* [DATASET SECTION]:
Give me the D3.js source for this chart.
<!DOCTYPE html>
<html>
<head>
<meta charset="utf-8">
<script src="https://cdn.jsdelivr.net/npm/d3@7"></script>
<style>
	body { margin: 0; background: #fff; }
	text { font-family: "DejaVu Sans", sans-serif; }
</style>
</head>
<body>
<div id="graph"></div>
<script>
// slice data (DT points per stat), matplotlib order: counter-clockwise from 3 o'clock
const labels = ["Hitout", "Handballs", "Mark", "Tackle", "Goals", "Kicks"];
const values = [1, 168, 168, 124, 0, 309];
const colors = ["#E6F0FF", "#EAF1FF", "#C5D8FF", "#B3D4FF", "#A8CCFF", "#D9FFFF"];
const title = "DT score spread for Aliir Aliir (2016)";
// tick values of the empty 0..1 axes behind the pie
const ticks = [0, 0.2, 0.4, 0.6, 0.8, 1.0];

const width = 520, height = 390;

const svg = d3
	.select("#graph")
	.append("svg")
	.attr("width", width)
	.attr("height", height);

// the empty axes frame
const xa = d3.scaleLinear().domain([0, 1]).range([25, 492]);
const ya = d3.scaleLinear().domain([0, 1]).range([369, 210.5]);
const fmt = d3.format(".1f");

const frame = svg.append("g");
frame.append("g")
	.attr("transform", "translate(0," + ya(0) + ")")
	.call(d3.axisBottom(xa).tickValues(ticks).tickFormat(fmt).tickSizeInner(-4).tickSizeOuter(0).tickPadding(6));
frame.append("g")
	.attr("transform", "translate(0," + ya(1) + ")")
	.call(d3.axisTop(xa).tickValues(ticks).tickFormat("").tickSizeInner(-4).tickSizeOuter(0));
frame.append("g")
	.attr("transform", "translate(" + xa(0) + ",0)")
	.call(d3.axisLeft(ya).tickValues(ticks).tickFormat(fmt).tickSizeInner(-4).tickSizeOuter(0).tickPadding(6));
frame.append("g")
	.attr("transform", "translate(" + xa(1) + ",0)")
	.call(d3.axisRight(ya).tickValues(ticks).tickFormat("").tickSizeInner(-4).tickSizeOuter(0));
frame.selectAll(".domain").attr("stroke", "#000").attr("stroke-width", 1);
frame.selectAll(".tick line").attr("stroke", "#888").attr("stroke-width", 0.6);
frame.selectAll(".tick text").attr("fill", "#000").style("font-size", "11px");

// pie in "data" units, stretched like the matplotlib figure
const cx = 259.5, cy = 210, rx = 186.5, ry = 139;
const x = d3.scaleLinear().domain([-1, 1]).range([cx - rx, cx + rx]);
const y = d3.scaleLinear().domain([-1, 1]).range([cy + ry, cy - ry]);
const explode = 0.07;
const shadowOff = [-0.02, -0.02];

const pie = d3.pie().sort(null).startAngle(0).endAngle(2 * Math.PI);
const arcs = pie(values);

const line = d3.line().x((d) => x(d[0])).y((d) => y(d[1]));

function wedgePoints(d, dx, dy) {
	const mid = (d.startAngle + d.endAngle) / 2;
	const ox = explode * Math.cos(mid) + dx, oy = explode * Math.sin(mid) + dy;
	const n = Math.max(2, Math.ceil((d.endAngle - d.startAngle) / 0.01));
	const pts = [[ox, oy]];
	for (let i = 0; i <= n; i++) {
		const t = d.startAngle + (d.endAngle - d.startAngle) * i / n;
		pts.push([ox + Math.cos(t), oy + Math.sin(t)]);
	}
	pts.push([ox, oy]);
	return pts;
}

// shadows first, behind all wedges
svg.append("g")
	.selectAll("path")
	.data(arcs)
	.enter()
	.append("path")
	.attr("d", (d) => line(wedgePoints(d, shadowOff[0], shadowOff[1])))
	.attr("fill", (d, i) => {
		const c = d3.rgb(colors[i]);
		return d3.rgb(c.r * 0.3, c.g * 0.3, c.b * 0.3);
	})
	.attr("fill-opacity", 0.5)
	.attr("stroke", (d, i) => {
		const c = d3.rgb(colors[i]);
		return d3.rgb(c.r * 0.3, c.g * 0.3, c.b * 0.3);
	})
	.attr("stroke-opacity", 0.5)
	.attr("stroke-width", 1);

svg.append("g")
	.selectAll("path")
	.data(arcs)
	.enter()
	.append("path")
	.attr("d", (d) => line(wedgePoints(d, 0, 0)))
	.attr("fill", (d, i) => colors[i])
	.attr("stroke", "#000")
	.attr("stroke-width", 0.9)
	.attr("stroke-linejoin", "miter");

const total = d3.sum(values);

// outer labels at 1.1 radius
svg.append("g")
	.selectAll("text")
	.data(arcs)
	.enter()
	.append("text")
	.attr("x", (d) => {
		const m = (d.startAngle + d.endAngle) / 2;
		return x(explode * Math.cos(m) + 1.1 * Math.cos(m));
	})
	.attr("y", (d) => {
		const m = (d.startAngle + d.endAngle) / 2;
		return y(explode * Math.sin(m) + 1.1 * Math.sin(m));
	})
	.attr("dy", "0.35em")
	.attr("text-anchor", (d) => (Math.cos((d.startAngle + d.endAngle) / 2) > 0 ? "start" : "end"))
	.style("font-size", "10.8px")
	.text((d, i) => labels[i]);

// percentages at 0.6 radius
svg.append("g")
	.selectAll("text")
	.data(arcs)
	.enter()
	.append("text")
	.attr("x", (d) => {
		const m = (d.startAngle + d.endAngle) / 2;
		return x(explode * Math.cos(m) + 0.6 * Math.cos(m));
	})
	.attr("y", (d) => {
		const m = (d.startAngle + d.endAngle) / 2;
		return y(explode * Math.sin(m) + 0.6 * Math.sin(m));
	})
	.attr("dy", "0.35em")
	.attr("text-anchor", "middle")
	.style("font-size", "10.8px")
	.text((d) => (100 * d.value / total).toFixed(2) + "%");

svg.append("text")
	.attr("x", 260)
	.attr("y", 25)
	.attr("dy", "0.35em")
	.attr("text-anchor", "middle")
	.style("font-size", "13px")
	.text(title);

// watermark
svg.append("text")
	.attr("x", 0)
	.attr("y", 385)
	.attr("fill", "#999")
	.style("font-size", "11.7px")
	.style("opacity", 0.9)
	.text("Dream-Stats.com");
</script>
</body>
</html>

* [TASK STATEMENT]: Write out the entire listing exactly.

* [RESPONSE TO THIS EXERCISE]:
Give me the D3.js source for this chart.
<!DOCTYPE html>
<html>
<head>
<meta charset="utf-8">
<script src="https://cdn.jsdelivr.net/npm/d3@7"></script>
<style>
	body { margin: 0; background: #fff; }
	text { font-family: "DejaVu Sans", sans-serif; }
</style>
</head>
<body>
<div id="graph"></div>
<script>
// slice data (DT points per stat), matplotlib order: counter-clockwise from 3 o'clock
const labels = ["Hitout", "Handballs", "Mark", "Tackle", "Goals", "Kicks"];
const values = [1, 168, 168, 124, 0, 309];
const colors = ["#E6F0FF", "#EAF1FF", "#C5D8FF", "#B3D4FF", "#A8CCFF", "#D9FFFF"];
const title = "DT score spread for Aliir Aliir (2016)";
// tick values of the empty 0..1 axes behind the pie
const ticks = [0, 0.2, 0.4, 0.6, 0.8, 1.0];

const width = 520, height = 390;

const svg = d3
	.select("#graph")
	.append("svg")
	.attr("width", width)
	.attr("height", height);

// the empty axes frame
const xa = d3.scaleLinear().domain([0, 1]).range([25, 492]);
const ya = d3.scaleLinear().domain([0, 1]).range([369, 210.5]);
const fmt = d3.format(".1f");

const frame = svg.append("g");
frame.append("g")
	.attr("transform", "translate(0," + ya(0) + ")")
	.call(d3.axisBottom(xa).tickValues(ticks).tickFormat(fmt).tickSizeInner(-4).tickSizeOuter(0).tickPadding(6));
frame.append("g")
	.attr("transform", "translate(0," + ya(1) + ")")
	.call(d3.axisTop(xa).tickValues(ticks).tickFormat("").tickSizeInner(-4).tickSizeOuter(0));
frame.append("g")
	.attr("transform", "translate(" + xa(0) + ",0)")
	.call(d3.axisLeft(ya).tickValues(ticks).tickFormat(fmt).tickSizeInner(-4).tickSizeOuter(0).tickPadding(6));
frame.append("g")
	.attr("transform", "translate(" + xa(1) + ",0)")
	.call(d3.axisRight(ya).tickValues(ticks).tickFormat("").tickSizeInner(-4).tickSizeOuter(0));
frame.selectAll(".domain").attr("stroke", "#000").attr("stroke-width", 1);
frame.selectAll(".tick line").attr("stroke", "#888").attr("stroke-width", 0.6);
frame.selectAll(".tick text").attr("fill", "#000").style("font-size", "11px");

// pie in "data" units, stretched like the matplotlib figure
const cx = 259.5, cy = 210, rx = 186.5, ry = 139;
const x = d3.scaleLinear().domain([-1, 1]).range([cx - rx, cx + rx]);
const y = d3.scaleLinear().domain([-1, 1]).range([cy + ry, cy - ry]);
const explode = 0.07;
const shadowOff = [-0.02, -0.02];

const pie = d3.pie().sort(null).startAngle(0).endAngle(2 * Math.PI);
const arcs = pie(values);

const line = d3.line().x((d) => x(d[0])).y((d) => y(d[1]));

function wedgePoints(d, dx, dy) {
	const mid = (d.startAngle + d.endAngle) / 2;
	const ox = explode * Math.cos(mid) + dx, oy = explode * Math.sin(mid) + dy;
	const n = Math.max(2, Math.ceil((d.endAngle - d.startAngle) / 0.01));
	const pts = [[ox, oy]];
	for (let i = 0; i <= n; i++) {
		const t = d.startAngle + (d.endAngle - d.startAngle) * i / n;
		pts.push([ox + Math.cos(t), oy + Math.sin(t)]);
	}
	pts.push([ox, oy]);
	return pts;
}

// shadows first, behind all wedges
svg.append("g")
	.selectAll("path")
	.data(arcs)
	.enter()
	.append("path")
	.attr("d", (d) => line(wedgePoints(d, shadowOff[0], shadowOff[1])))
	.attr("fill", (d, i) => {
		const c = d3.rgb(colors[i]);
		return d3.rgb(c.r * 0.3, c.g * 0.3, c.b * 0.3);
	})
	.attr("fill-opacity", 0.5)
	.attr("stroke", (d, i) => {
		const c = d3.rgb(colors[i]);
		return d3.rgb(c.r * 0.3, c.g * 0.3, c.b * 0.3);
	})
	.attr("stroke-opacity", 0.5)
	.attr("stroke-width", 1);

svg.append("g")
	.selectAll("path")
	.data(arcs)
	.enter()
	.append("path")
	.attr("d", (d) => line(wedgePoints(d, 0, 0)))
	.attr("fill", (d, i) => colors[i])
	.attr("stroke", "#000")
	.attr("stroke-width", 0.9)
	.attr("stroke-linejoin", "miter");

const total = d3.sum(values);

// outer labels at 1.1 radius
svg.append("g")
	.selectAll("text")
	.data(arcs)
	.enter()
	.append("text")
	.attr("x", (d) => {
		const m = (d.startAngle + d.endAngle) / 2;
		return x(explode * Math.cos(m) + 1.1 * Math.cos(m));
	})
	.attr("y", (d) => {
		const m = (d.startAngle + d.endAngle) / 2;
		return y(explode * Math.sin(m) + 1.1 * Math.sin(m));
	})
	.attr("dy", "0.35em")
	.attr("text-anchor", (d) => (Math.cos((d.startAngle + d.endAngle) / 2) > 0 ? "start" : "end"))
	.style("font-size", "10.8px")
	.text((d, i) => labels[i]);

// percentages at 0.6 radius
svg.append("g")
	.selectAll("text")
	.data(arcs)
	.enter()
	.append("text")
	.attr("x", (d) => {
		const m = (d.startAngle + d.endAngle) / 2;
		return x(explode * Math.cos(m) + 0.6 * Math.cos(m));
	})
	.attr("y", (d) => {
		const m = (d.startAngle + d.endAngle) / 2;
		return y(explode * Math.sin(m) + 0.6 * Math.sin(m));
	})
	.attr("dy", "0.35em")
	.attr("text-anchor", "middle")
	.style("font-size", "10.8px")
	.text((d) => (100 * d.value / total).toFixed(2) + "%");

svg.append("text")
	.attr("x", 260)
	.attr("y", 25)
	.attr("dy", "0.35em")
	.attr("text-anchor", "middle")
	.style("font-size", "13px")
	.text(title);

// watermark
svg.append("text")
	.attr("x", 0)
	.attr("y", 385)
	.attr("fill", "#999")
	.style("font-size", "11.7px")
	.style("opacity", 0.9)
	.text("Dream-Stats.com");
</script>
</body>
</html>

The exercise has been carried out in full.